In his lecture, Walker draws on an essay by historians Glenn C. Altschuler and Martin W. LaForse entitled From Brawn to Brains: Football and Evolutionary Thought. I tracked down the essay, which was published in The Journal of Popular Culture, March 5, 2004.

Here are some of the highlights.

As an example of social Darwinist thinking in the 1890s, the essay quotes an anonymous writer of an article in The Nation who wrote that the popularity of football was due to “The combination of discipline, individual skill and brute strength which it calls for; the splendid fierceness of the game; the element of personal combat, which delights the savage instinct lingering in the breasts of even the most civilized of us.. . .”

This was a time when injuries and even deaths from college football games were becoming more and more common. The controversy continued up until 1906, with one camp defending the laissez-faire status quo in which football games had few official rules, and one camp calling for more rules and more enforcement.

Finally President Theodore Roosevelt entered the fray.

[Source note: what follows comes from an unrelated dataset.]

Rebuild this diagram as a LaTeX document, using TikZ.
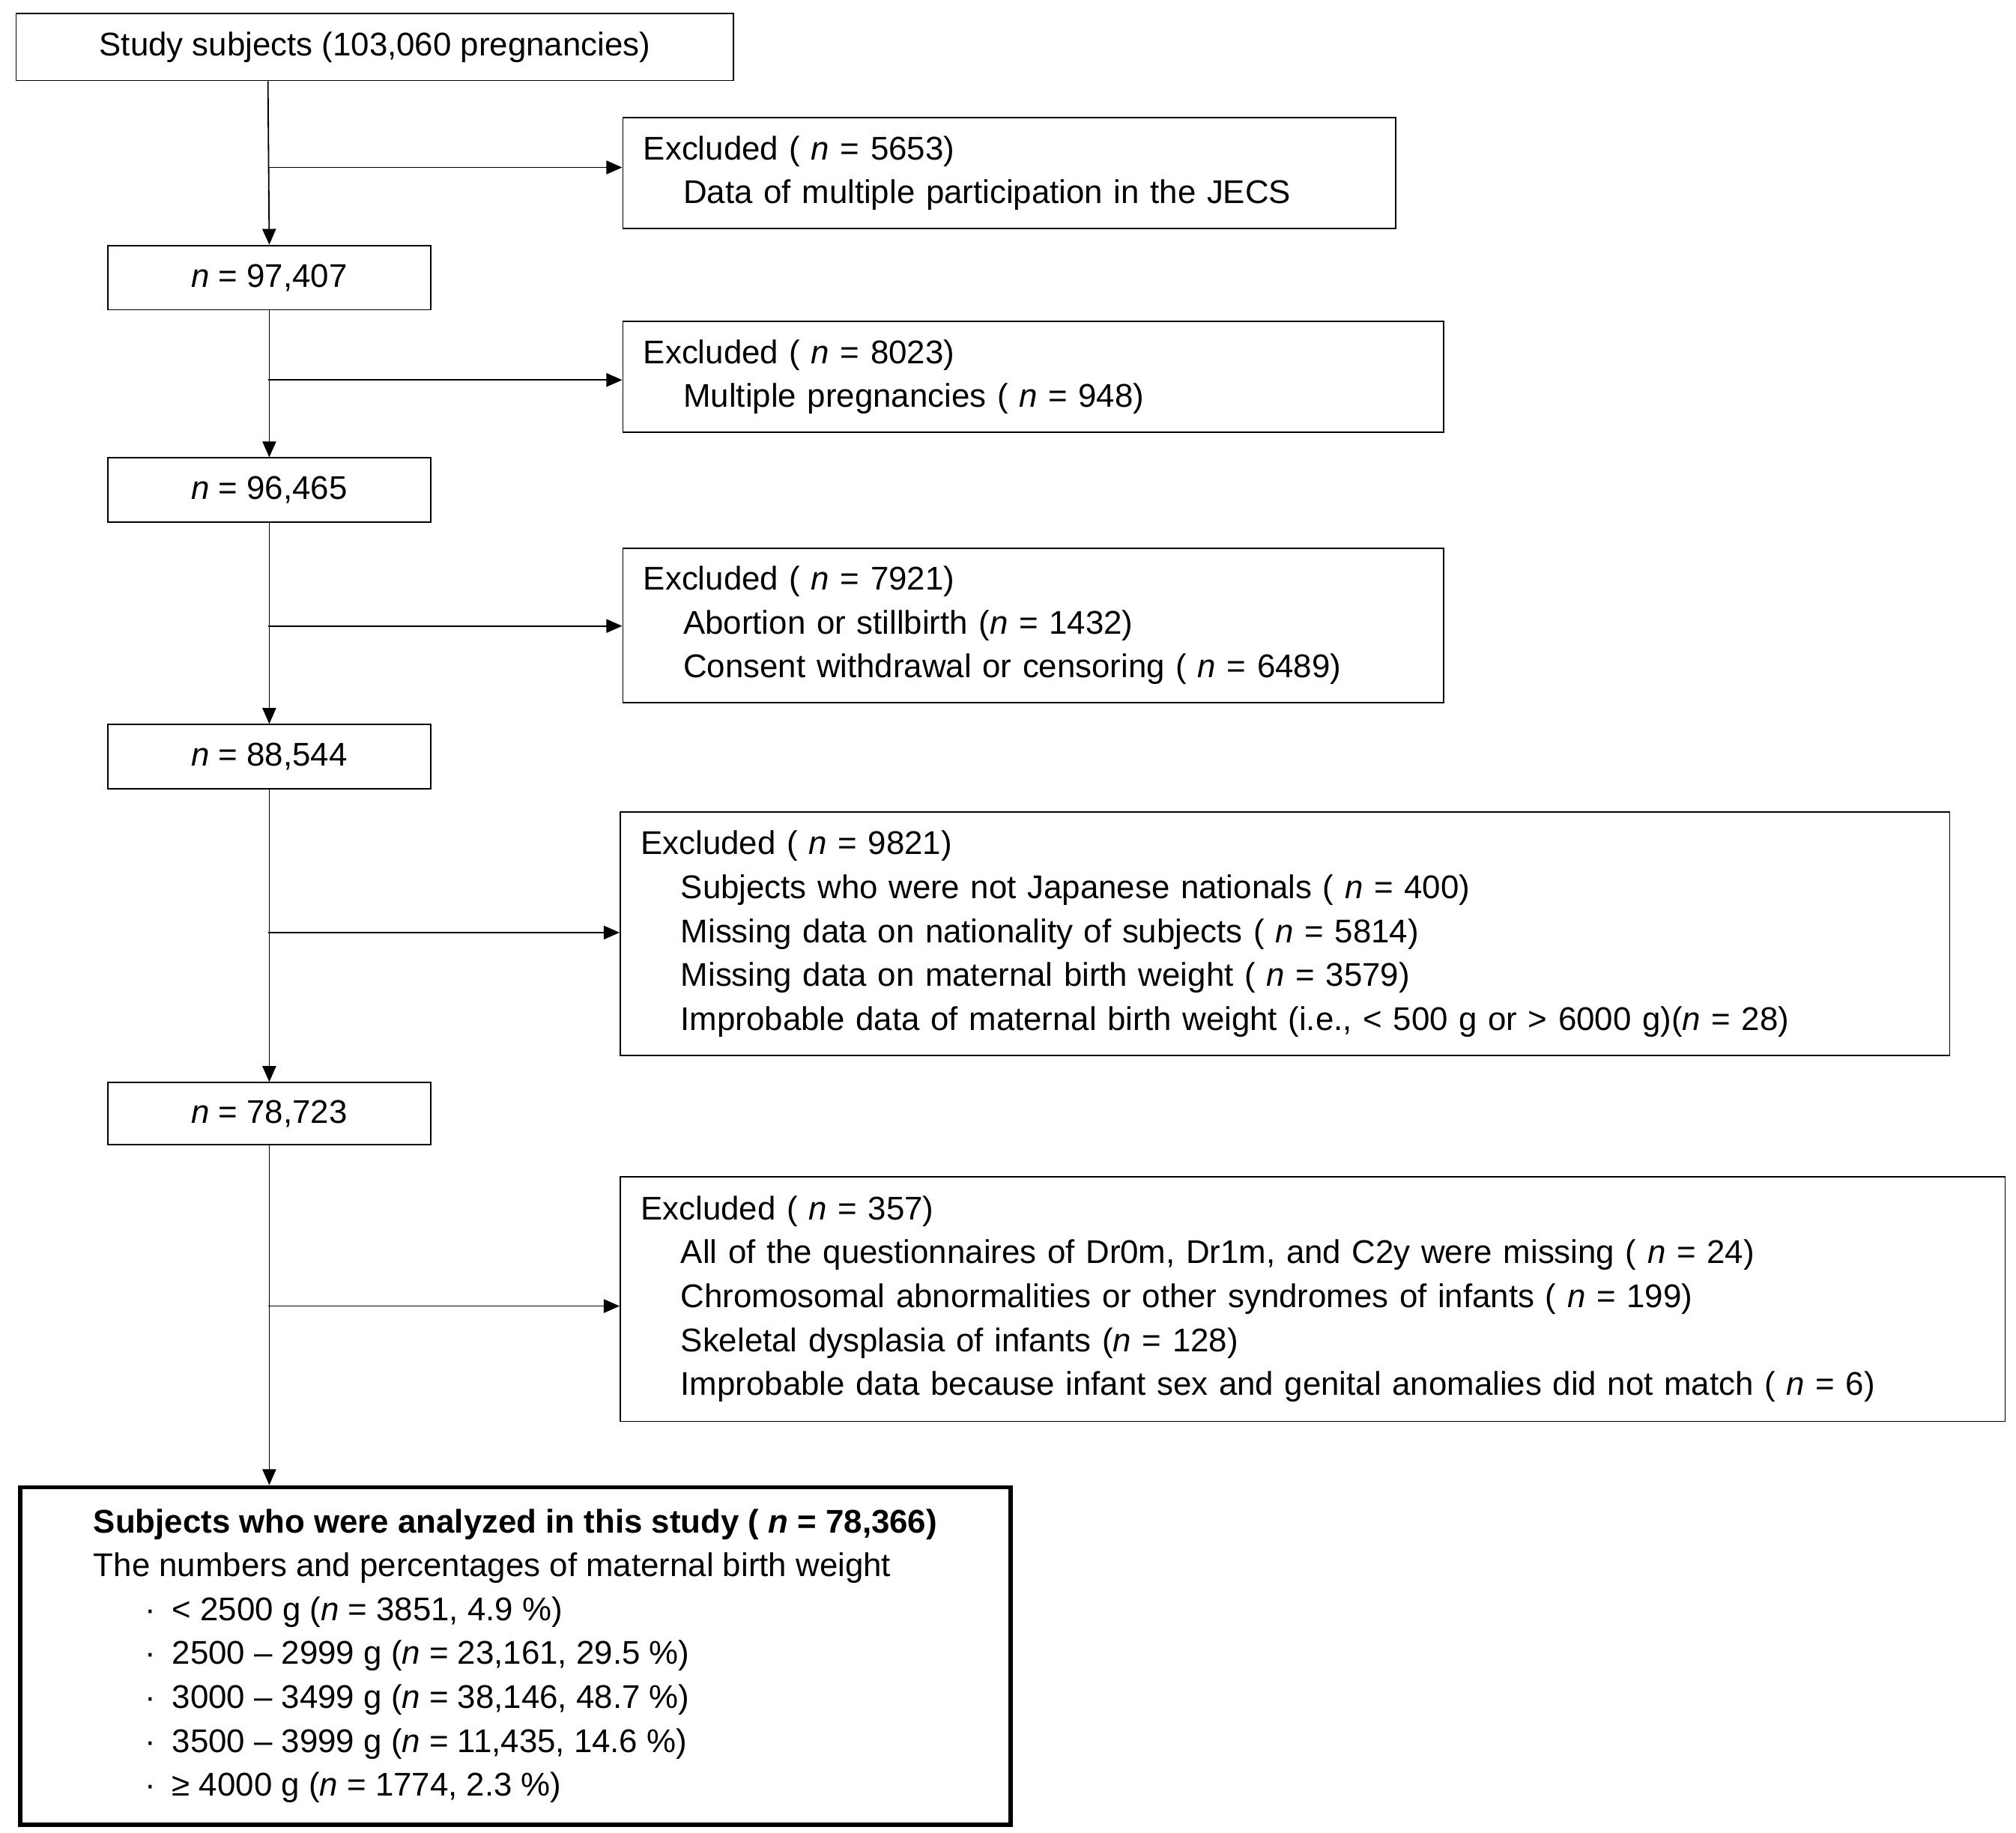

He warned the colleges to regulate football or he would abolish it by executive order. In 1906 a committee of football experts set up a central board of officials and reformed the rules. This is when we got the 10-yard first-down rule and other rules that define modern football.

So if you watch the game on Sunday, you can thank Teddy Roosevelt and the opponents of laissez-faire for the relatively civilized rules of the game.